The key words here are reward and trade. Who will benefit from using the EU's ETS system? Companies or the general population?
20 years of procrastination
These are the first eight points of the 14-point plan. To summarize the rest: in articles 9 and 11, there is “money” to be transferred to the private sector; In article 10, there is proof that nothing good will be implemented as the energy identity document requirement, which has been constantly postponed, has now been postponed until 2030. The construction industry manages to postpone a simple step increasing energy efficient buildings for another 10 years;
Article 12 proposes urban transformation of areas such as riverbeds, etc. The government will use this as justification to allocate irrelevant places for new constructions. This has happened after the major earthquake in 1999; Article 13 mentions water saving. This might be a sign that it expects the public to fulfill such a promise; Article 14 is the establishment of a National Climate Change Research Center where scientific research will be conducted and policies will be made and monitored.
This document, presented as the Final Declaration on Combating Climate Change, is actually a document to change the climate.
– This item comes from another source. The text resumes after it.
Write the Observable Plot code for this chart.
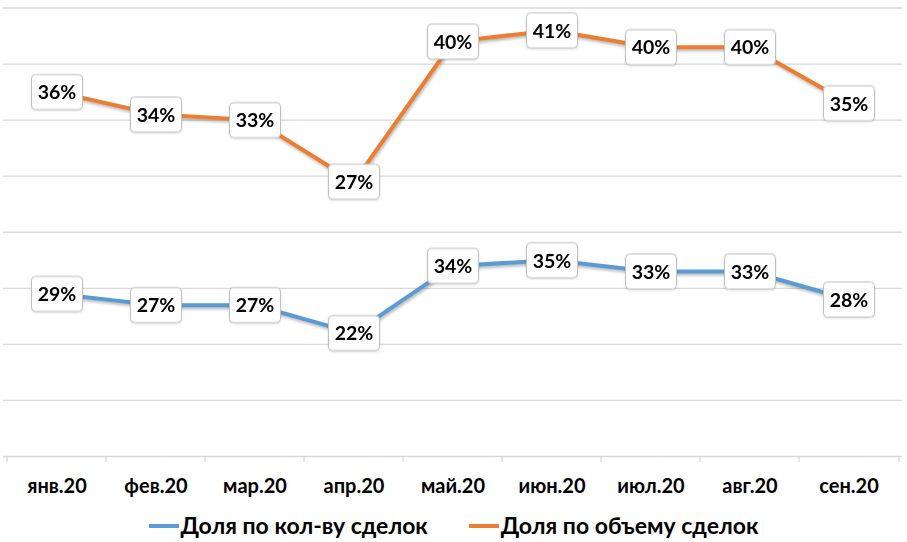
<!DOCTYPE html>
<html>
<head>
<meta charset="utf-8">
<script src="https://cdn.jsdelivr.net/npm/d3@7"></script>
<script src="https://cdn.jsdelivr.net/npm/@observablehq/plot@0.6"></script>
<style>
  html, body { margin: 0; padding: 0; background: #fff; }
  body { width: 907px; height: 542px; overflow: hidden; font-family: Lato, "Open Sans", sans-serif; }
  #legend { display: flex; justify-content: center; gap: 41px; font-weight: bold; font-size: 23px; color: #000; margin-top: 11px; line-height: 28px; }
  .item { display: flex; align-items: center; }
  .sw { width: 30px; height: 4px; margin-right: 2px; margin-top: 2px; }
</style>
</head>
<body>
<div id="chart"></div>
<div id="legend"></div>
<script>
const months = ["янв.20", "фев.20", "мар.20", "апр.20", "май.20", "июн.20", "июл.20", "авг.20", "сен.20"];
const countShare = [29, 27, 27, 22, 34, 35, 33, 33, 28];
const volumeShare = [36, 34, 33, 27, 40, 41, 40, 40, 35];
const seriesNames = ["Доля по кол-ву сделок", "Доля по объему сделок"];
const seriesColors = ["#5b9bd5", "#ed7d31"];
const gridTicks = [10, 20, 30, 40, 50, 60, 70, 80];

const data = [
  ...months.map((m, i) => ({month: m, value: countShare[i], series: seriesNames[0]})),
  ...months.map((m, i) => ({month: m, value: volumeShare[i], series: seriesNames[1]}))
];

const W = 907, H = 500, mL = 3, mR = 5, mT = 7.5, mB = 44;
const bw = (W - mL - mR) / months.length;

const boxSymbol = {
  draw(ctx) {
    const w = 25.5, h = 17.5, r = 4;
    ctx.moveTo(-w + r, -h);
    ctx.lineTo(w - r, -h);
    ctx.arcTo(w, -h, w, -h + r, r);
    ctx.lineTo(w, h - r);
    ctx.arcTo(w, h, w - r, h, r);
    ctx.lineTo(-w + r, h);
    ctx.arcTo(-w, h, -w, h - r, r);
    ctx.lineTo(-w, -h + r);
    ctx.arcTo(-w, -h, -w + r, -h, r);
    ctx.closePath();
  }
};

const stack = (o) => Plot.stackY2({x: "month", y: "value", z: "series", ...o});

const chart = Plot.plot({
  width: W, height: H,
  marginLeft: mL, marginRight: mR, marginTop: mT, marginBottom: mB,
  style: {fontFamily: "Lato, 'Open Sans', sans-serif", background: "#fff"},
  x: {type: "band", domain: months, padding: 0, axis: null},
  y: {domain: [0, 80], axis: null},
  color: {domain: seriesNames, range: seriesColors},
  marks: [
    Plot.gridY(gridTicks, {stroke: "#d9d9d9", strokeOpacity: 1, strokeWidth: 1.3}),
    Plot.ruleY([0], {stroke: "#d9d9d9", strokeWidth: 1.3}),
    Plot.axisX(months, {tickSize: 6, text: null, label: null, dx: -bw / 2, stroke: "#d9d9d9", strokeOpacity: 1, strokeWidth: 1.3}),
    Plot.axisX([months[months.length - 1]], {tickSize: 6, text: null, label: null, dx: bw / 2, stroke: "#d9d9d9", strokeOpacity: 1, strokeWidth: 1.3}),
    Plot.axisX(months, {tickSize: 0, tickPadding: 22, label: null, fontSize: 20, fontWeight: "bold", fill: "#000"}),
    Plot.lineY(data, stack({stroke: "series", strokeWidth: 4})),
    Plot.dot(data, stack({symbol: boxSymbol, r: 5, fill: "#fff", stroke: "#c0c0c0", strokeWidth: 1})),
    Plot.text(data, stack({text: d => d.value + "%", fontSize: 19.5, fontWeight: "bold", fill: "#000", dy: 1}))
  ]
});
d3.select(chart).selectAll('g[aria-label="line"]').style("filter", "drop-shadow(1px 2px 1.5px rgba(0,0,0,0.28))");
d3.select(chart).selectAll('g[aria-label="dot"]').style("filter", "drop-shadow(0.5px 1px 1px rgba(0,0,0,0.12))");
document.getElementById("chart").appendChild(chart);

const legend = document.getElementById("legend");
seriesNames.forEach((name, i) => {
  const item = document.createElement("div");
  item.className = "item";
  const sw = document.createElement("span");
  sw.className = "sw";
  sw.style.background = seriesColors[i];
  const label = document.createElement("span");
  label.textContent = name;
  item.appendChild(sw);
  item.appendChild(label);
  legend.appendChild(item);
});
</script>
</body>
</html>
The biggest scandal in this document is that coal, oil, and gas, which are the main causes of climate change, are not even mentioned. In addition, in parallel structure to the Ministry of Environment, the Turkish Environment Agency is directly associated with the First Lady, Emine Erdoğan. The fact that she spoke right after the minister is indicative of that. As a matter of fact, in her speech, she said, “We should pay attention to several key points in the kitchen and in the bathroom.”
Turkey, during the AKP regime, has paved 550 million tons of asphalt, poured 1 billion tons of cement, imported half a billion tons of coal, and burned 1.7 billion tons of coal. Turkey consumed imported gas and oil to produce energy. Thus, in 2020, it smashed records with 984 climate disasters. Now, let alone reduction or restriction by 2050-2060, they are submitting a document that will multiply emissions until 2030.